Here are a few smaller points to consider.

  • Tip at least a dollar a drink. Women are very perceptive and will notice all sorts of minor details when they are first eyeing/considering you. Being a generous (or at least not stingy) tipper will tell them that you are just that – generous, giving and unafraid to throw a little money around.
  • Don’t bring up sex. Guys, even if things are progressing well and it looks like you might close the deal that night, don’t mention the fact that you think you are getting laid. You run the risk of making a woman feel cheap and she might withdraw and become very self-conscious.
  • Not all guys are out for immediate gratification. Going home with someone doesn’t have to mean sex. If you really want to continue the evening at home with a man you just met, but don’t want it to go too far, simply explain that to him. If he really likes you he will have no problem abiding by this request and he will be happy to simply continue the courtship. His reaction to this is also a great litmus test for continuing to see him in the future.
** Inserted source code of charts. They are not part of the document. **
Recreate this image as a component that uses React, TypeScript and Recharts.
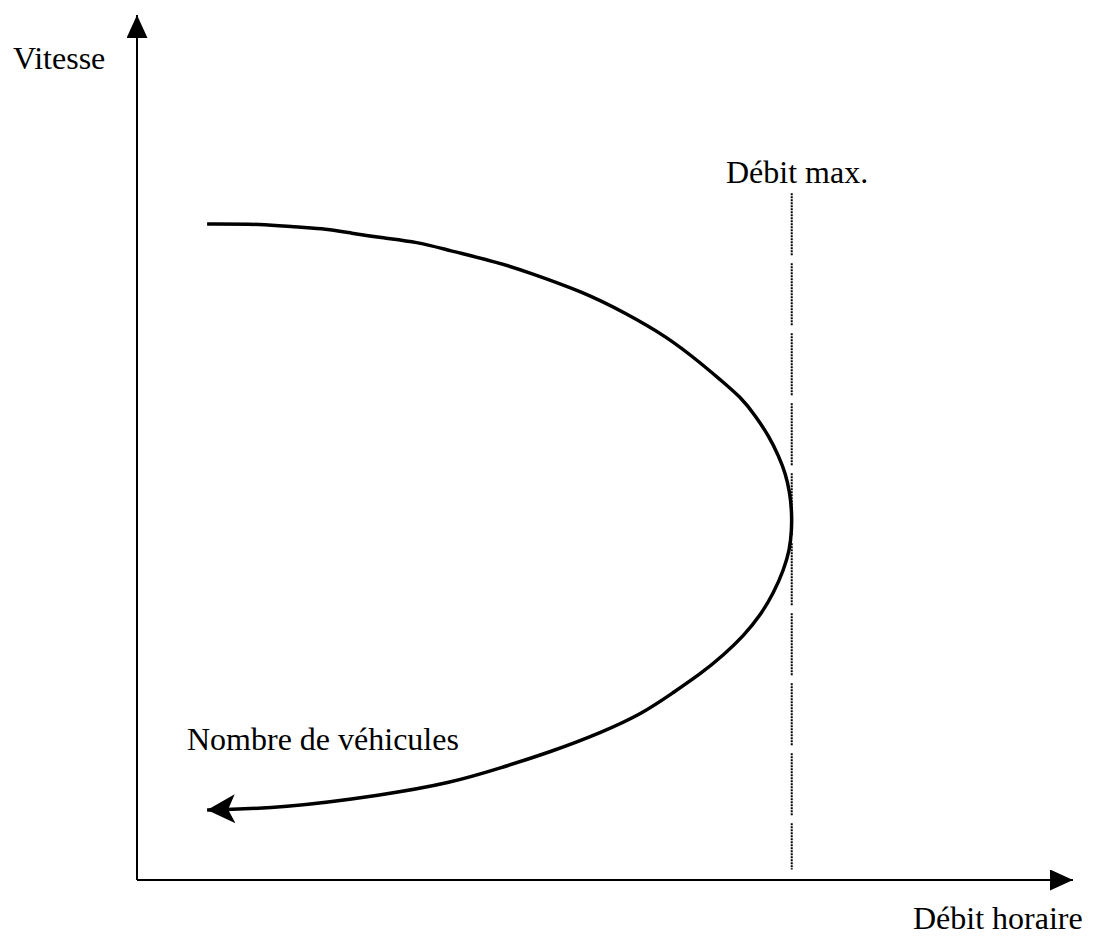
import React from 'react';
import { LineChart, Line, XAxis, YAxis, ReferenceLine } from 'recharts';

// Courbe débit-vitesse (unités arbitraires 0-100)
const flowValues = [
  7.49, 13.48, 16.68, 20.32, 22.78, 26.31, 29.95, 33.16, 38.82, 41.71, 47.7, 52.19,
  56.68, 60.21, 62.35, 64.49, 66.1, 67.49, 68.56, 69.3, 69.73, 69.95, 69.95, 69.73,
  69.09, 68.02, 66.63, 64.81, 62.67, 60.21, 57.22, 54.12, 49.52, 44.17, 38.82, 33.48,
  26.31, 15.61, 7.49,
];
const speedValues = [
  75.84, 75.84, 75.49, 75.26, 74.8, 74.22, 73.76, 72.83, 71.33, 70.29, 67.98, 65.55,
  62.77, 59.77, 57.8, 55.84, 53.64, 51.33, 49.02, 46.94, 44.86, 42.77, 40.46, 38.15,
  35.84, 33.18, 30.64, 28.21, 26.01, 23.82, 21.62, 19.31, 16.99, 14.8, 12.95, 11.21,
  9.83, 8.32, 8.09,
];
const maxFlow = 69.95;
const maxFlowLineRange = [79.4, 1.2];
const labels = {
  yAxis: 'Vitesse',
  xAxis: 'Débit horaire',
  maxFlow: 'Débit max.',
  curve: 'Nombre de véhicules',
};

const curveData = flowValues.map((x, i) => ({ x, y: speedValues[i] }));

const FONT = "'Liberation Serif', 'Times New Roman', serif";
const dotted = '2 1 '.repeat(20) + '2 8';

export default function App() {
  return (
    <div style={{ position: 'absolute', left: 0, top: 0, width: 1098, height: 938, background: '#fff' }}>
      <svg width={0} height={0} style={{ position: 'absolute' }}>
        <defs>
          <marker id="axisArrow" markerUnits="userSpaceOnUse" markerWidth="24" markerHeight="22"
            refX="23" refY="10.5" orient="auto-start-reverse" viewBox="0 0 24 22">
            <path d="M0,0 L23,10.5 L0,21 Z" fill="#000" />
          </marker>
          <marker id="curveArrow" markerUnits="userSpaceOnUse" markerWidth="32" markerHeight="32"
            refX="30" refY="14" orient="auto" viewBox="0 0 32 32">
            <path d="M30,14 L2,0 L9,14 L2,29 Z" fill="#000" />
          </marker>
        </defs>
      </svg>
      <LineChart width={1098} height={938} margin={{ top: 15, right: 25, bottom: 57, left: 136 }}>
        <XAxis
          type="number"
          dataKey="x"
          domain={[0, 100]}
          height={1}
          tick={false}
          tickLine={false}
          axisLine={{ stroke: '#000', strokeWidth: 2, markerEnd: 'url(#axisArrow)' }}
        />
        <YAxis
          type="number"
          dataKey="y"
          domain={[0, 100]}
          width={1}
          tick={false}
          tickLine={false}
          axisLine={{ stroke: '#000', strokeWidth: 2, markerStart: 'url(#axisArrow)' }}
        />
        <ReferenceLine
          segment={[
            { x: maxFlow, y: maxFlowLineRange[0] },
            { x: maxFlow, y: maxFlowLineRange[1] },
          ]}
          stroke="#000"
          strokeWidth={2}
          strokeDasharray={dotted}
          ifOverflow="extendDomain"
        />
        <Line
          data={curveData}
          dataKey="y"
          type="basis"
          stroke="#000"
          strokeWidth={3.5}
          dot={false}
          activeDot={false}
          isAnimationActive={false}
          markerEnd="url(#curveArrow)"
        />
      </LineChart>
      <svg width={1098} height={938} style={{ position: 'absolute', left: 0, top: 0, pointerEvents: 'none' }}>
        <g fontFamily={FONT} fontSize={32} fill="#000">
          <text x={13} y={69}>{labels.yAxis}</text>
          <text x={726} y={183}>{labels.maxFlow}</text>
          <text x={187} y={750}>{labels.curve}</text>
          <text x={913} y={929}>{labels.xAxis}</text>
        </g>
      </svg>
    </div>
  );
}
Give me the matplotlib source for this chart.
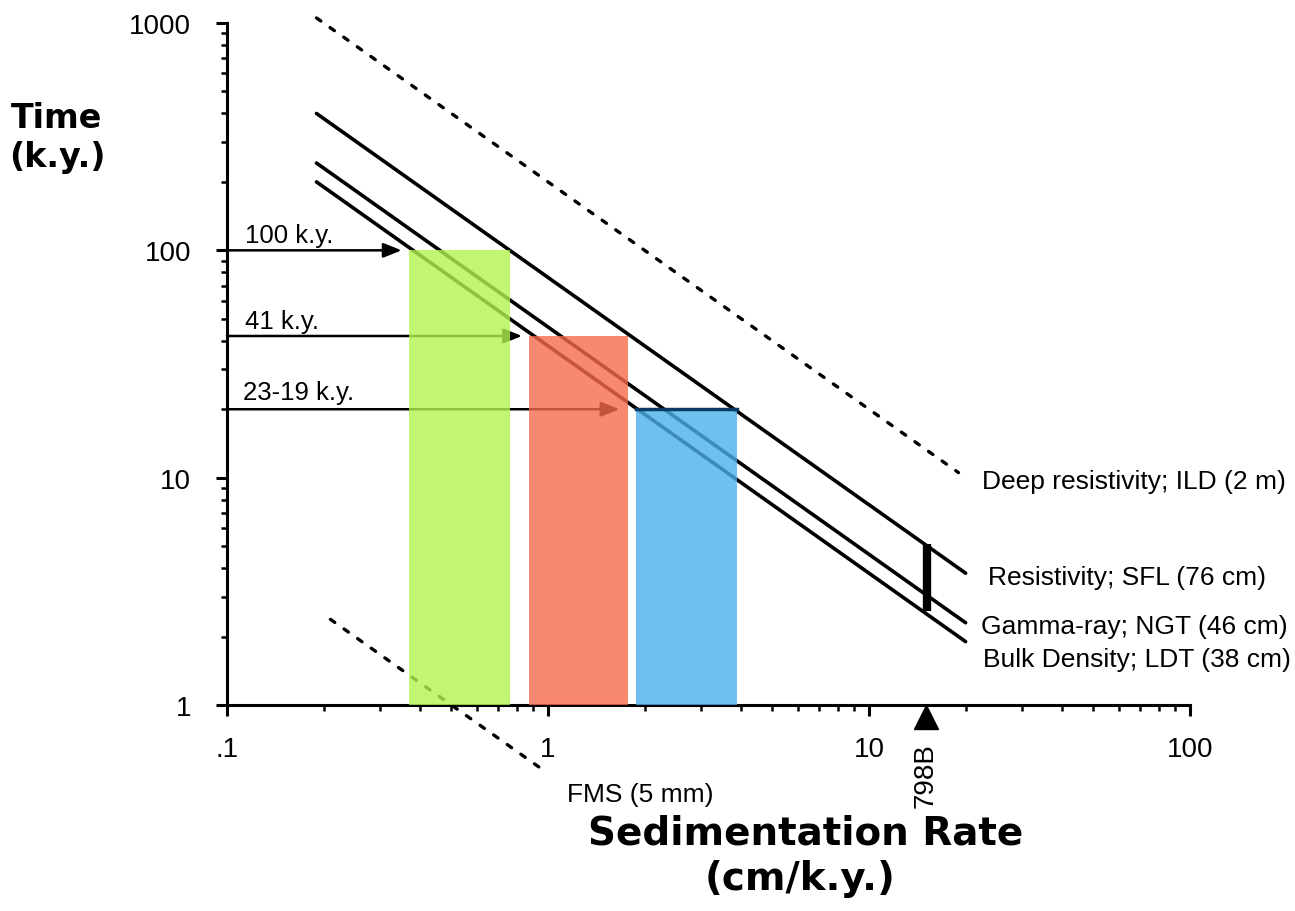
import numpy as np
import matplotlib
matplotlib.use("Agg")
import matplotlib.pyplot as plt
from matplotlib.ticker import LogLocator, NullFormatter

plt.rcParams['font.family'] = ['Liberation Sans', 'DejaVu Sans']

# tool resolution (vertical thickness, cm) -> time = thickness / rate
tool_names = ["Deep resistivity; ILD (2 m)", "Resistivity; SFL (76 cm)",
              "Gamma-ray; NGT (46 cm)", "Bulk Density; LDT (38 cm)", "FMS (5 mm)"]
tool_cm = [200, 76, 46, 38, 0.5]
tool_xmin = [0.19, 0.19, 0.19, 0.19, 0.21]
tool_xmax = [19, 20, 20, 20, 1.0]
tool_dashed = [True, False, False, False, True]
label_pos = [(982, 482), (988, 578), (981, 627), (983, 660), (567, 795)]

# orbital cycles
cycle_labels = ["100 k.y.", "41 k.y.", "23-19 k.y."]
cycle_time = [100, 42, 20]
arrow_end = [0.35, 0.83, 1.67]
box_left = [0.37, 0.87, 1.88]
box_right = [0.76, 1.77, 3.88]
box_colors = ["#b3f44e", "#f86a4e", "#4bafeb"]
cycle_label_pos = [(245, 236), (245, 322), (243, 393)]

# site 798B
site_rate = 15.2
site_range = [2.6, 5.1]

W, H = 1295, 912
fig = plt.figure(figsize=(W / 100, H / 100), dpi=100)
ax = fig.add_axes([227 / W, 1 - 706 / H, (1190 - 227) / W, (706 - 24) / H])
ax.set_xscale('log')
ax.set_yscale('log')
ax.set_xlim(0.1, 100)
ax.set_ylim(1, 1000)

for k, x0, x1, d in zip(tool_cm, tool_xmin, tool_xmax, tool_dashed):
    x = np.array([x0, x1])
    if d:
        ax.plot(x, k / x, color='black', lw=2.4, linestyle=(0, (1.6, 3.4)),
                dash_capstyle='round', clip_on=False, zorder=3)
    else:
        ax.plot(x, k / x, color='black', lw=2.6, solid_capstyle='round',
                clip_on=False, zorder=3)

for t, xe, l, r, c in zip(cycle_time, arrow_end, box_left, box_right, box_colors):
    ax.annotate("", xy=(xe, t), xytext=(0.1, t),
                arrowprops=dict(arrowstyle='-|>,head_length=0.5,head_width=0.2',
                                color='black', lw=1.8,
                                mutation_scale=22, shrinkA=0, shrinkB=0),
                zorder=3)
    ax.fill_between([l, r], [1, 1], [t, t], color=c, alpha=0.8,
                    linewidth=0, zorder=4)
# dark top edge of the blue box
ax.plot([box_left[2], box_right[2]], [cycle_time[2], cycle_time[2]],
        color='#0b3a66', lw=2.5, zorder=5)

for s, (px, py) in zip(cycle_labels, cycle_label_pos):
    fig.text(px / W, 1 - py / H, s, fontsize=18.5, ha='left', va='center')
for s, (px, py) in zip(tool_names, label_pos):
    fig.text(px / W, 1 - py / H, s, fontsize=19, ha='left', va='center')

ax.plot([site_rate, site_rate], site_range, color='black', lw=6,
        solid_capstyle='butt', zorder=3)
ax.plot([15], [0.885], marker='^', color='black', ms=17, clip_on=False)
ax.text(15, 0.495, "798B", rotation=90, fontsize=20, ha='center',
        va='center', clip_on=False)

for side in ['top', 'right']:
    ax.spines[side].set_visible(False)
for side in ['left', 'bottom']:
    ax.spines[side].set_linewidth(2.2)

ax.set_xticks([0.1, 1, 10, 100], ['.1', '1', '10', '100'])
ax.set_yticks([1, 10, 100, 1000], ['1', '10', '100', '1000'])
ax.xaxis.set_minor_locator(LogLocator(base=10, subs=np.arange(2, 10)))
ax.yaxis.set_minor_locator(LogLocator(base=10, subs=np.arange(2, 10)))
ax.xaxis.set_minor_formatter(NullFormatter())
ax.yaxis.set_minor_formatter(NullFormatter())
ax.tick_params(which='major', direction='out', length=8, width=2.2,
               labelsize=20)
ax.tick_params(axis='y', which='major', pad=18)
ax.tick_params(axis='x', which='major', pad=14)
ax.tick_params(which='minor', direction='out', length=4, width=1.8)

fig.text(57 / W, 1 - 118 / H, "Time", fontsize=24, fontweight='bold',
         ha='center', va='center', family='DejaVu Sans')
fig.text(57 / W, 1 - 158 / H, "(k.y.)", fontsize=24, fontweight='bold',
         ha='center', va='center', family='DejaVu Sans')
fig.text(806 / W, 1 - 834 / H, "Sedimentation Rate", fontsize=28,
         fontweight='bold', ha='center', va='center', family='DejaVu Sans')
fig.text(800 / W, 1 - 879 / H, "(cm/k.y.)", fontsize=28, fontweight='bold',
         ha='center', va='center', family='DejaVu Sans')

fig.savefig("out.png", dpi=100)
  • Have fun! Everyone likes to have fun. That sounds really lame but people are drawn to fun people. If someone sees you and your friends having a blast amongst yourselves they will want to join and/or get to know you. What better way to set the stage for a meeting? Defenses are down and you already are working from a position of advantage.

Thanks for listening to me ramble. I feel that if someone somewhere is able to take anything away from this then I have done my civic duty and that my long, drawn-out anecdotes will have proved worth you having to suffer through them.